— start of SUPPLIED DATA —

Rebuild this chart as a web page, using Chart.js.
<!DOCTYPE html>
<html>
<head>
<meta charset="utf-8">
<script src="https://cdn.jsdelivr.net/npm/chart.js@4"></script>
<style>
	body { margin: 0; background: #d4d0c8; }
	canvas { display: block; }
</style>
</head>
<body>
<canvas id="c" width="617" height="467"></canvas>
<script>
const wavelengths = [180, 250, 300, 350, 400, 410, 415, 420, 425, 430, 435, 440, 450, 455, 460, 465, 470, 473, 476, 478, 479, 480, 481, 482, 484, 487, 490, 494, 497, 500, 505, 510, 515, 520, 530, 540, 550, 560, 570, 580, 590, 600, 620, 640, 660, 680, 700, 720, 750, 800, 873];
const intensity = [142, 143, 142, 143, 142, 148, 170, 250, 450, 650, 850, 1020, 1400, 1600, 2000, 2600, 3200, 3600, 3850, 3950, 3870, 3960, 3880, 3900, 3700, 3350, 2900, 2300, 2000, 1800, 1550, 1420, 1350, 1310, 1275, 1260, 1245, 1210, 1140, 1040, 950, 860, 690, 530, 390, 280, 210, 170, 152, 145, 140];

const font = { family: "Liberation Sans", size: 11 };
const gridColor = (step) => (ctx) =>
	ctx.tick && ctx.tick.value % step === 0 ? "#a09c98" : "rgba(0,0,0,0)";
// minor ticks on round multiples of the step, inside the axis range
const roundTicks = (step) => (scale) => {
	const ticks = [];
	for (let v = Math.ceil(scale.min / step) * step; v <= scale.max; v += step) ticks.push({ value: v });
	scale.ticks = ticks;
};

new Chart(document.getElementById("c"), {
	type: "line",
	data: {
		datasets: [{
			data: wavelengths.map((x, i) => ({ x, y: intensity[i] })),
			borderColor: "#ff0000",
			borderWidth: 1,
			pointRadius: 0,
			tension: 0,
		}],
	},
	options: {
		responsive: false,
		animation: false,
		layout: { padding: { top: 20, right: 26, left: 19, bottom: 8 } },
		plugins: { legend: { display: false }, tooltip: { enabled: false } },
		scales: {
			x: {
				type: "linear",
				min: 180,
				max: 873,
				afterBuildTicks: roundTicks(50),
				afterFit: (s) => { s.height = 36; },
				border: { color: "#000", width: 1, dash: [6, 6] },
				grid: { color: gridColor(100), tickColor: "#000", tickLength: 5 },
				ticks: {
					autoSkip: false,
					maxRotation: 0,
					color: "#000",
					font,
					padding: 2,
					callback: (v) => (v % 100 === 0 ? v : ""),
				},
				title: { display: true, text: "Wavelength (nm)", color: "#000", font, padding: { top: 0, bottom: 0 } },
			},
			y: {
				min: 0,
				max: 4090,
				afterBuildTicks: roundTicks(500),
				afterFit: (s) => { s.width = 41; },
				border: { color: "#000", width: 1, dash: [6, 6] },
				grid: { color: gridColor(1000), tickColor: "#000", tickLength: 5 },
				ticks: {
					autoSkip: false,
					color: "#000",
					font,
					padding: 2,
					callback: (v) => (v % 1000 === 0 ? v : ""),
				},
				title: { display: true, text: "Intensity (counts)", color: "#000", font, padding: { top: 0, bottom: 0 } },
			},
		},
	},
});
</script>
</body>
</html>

— end of SUPPLIED DATA —
— start of SUPPLIED DATA —

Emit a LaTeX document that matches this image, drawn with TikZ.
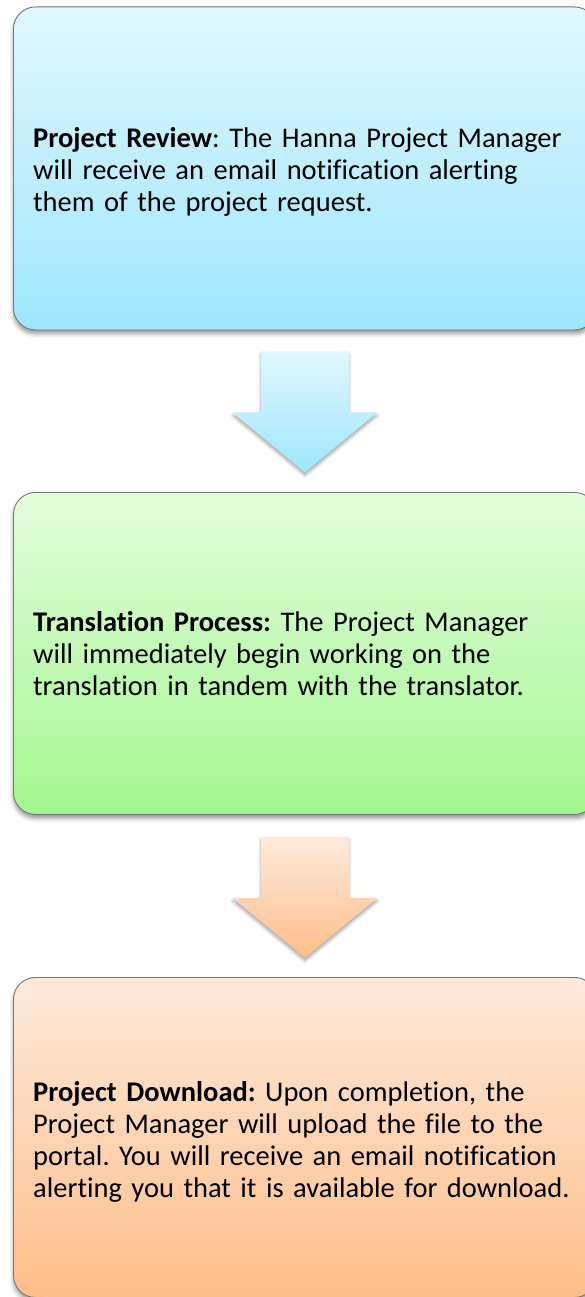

— end of SUPPLIED DATA —

Select and copy every line of the material that holds the string "document".

RESULT BELOW:
new Chart(document.getElementById("c"), {
Emit a LaTeX document that matches this image, drawn with TikZ.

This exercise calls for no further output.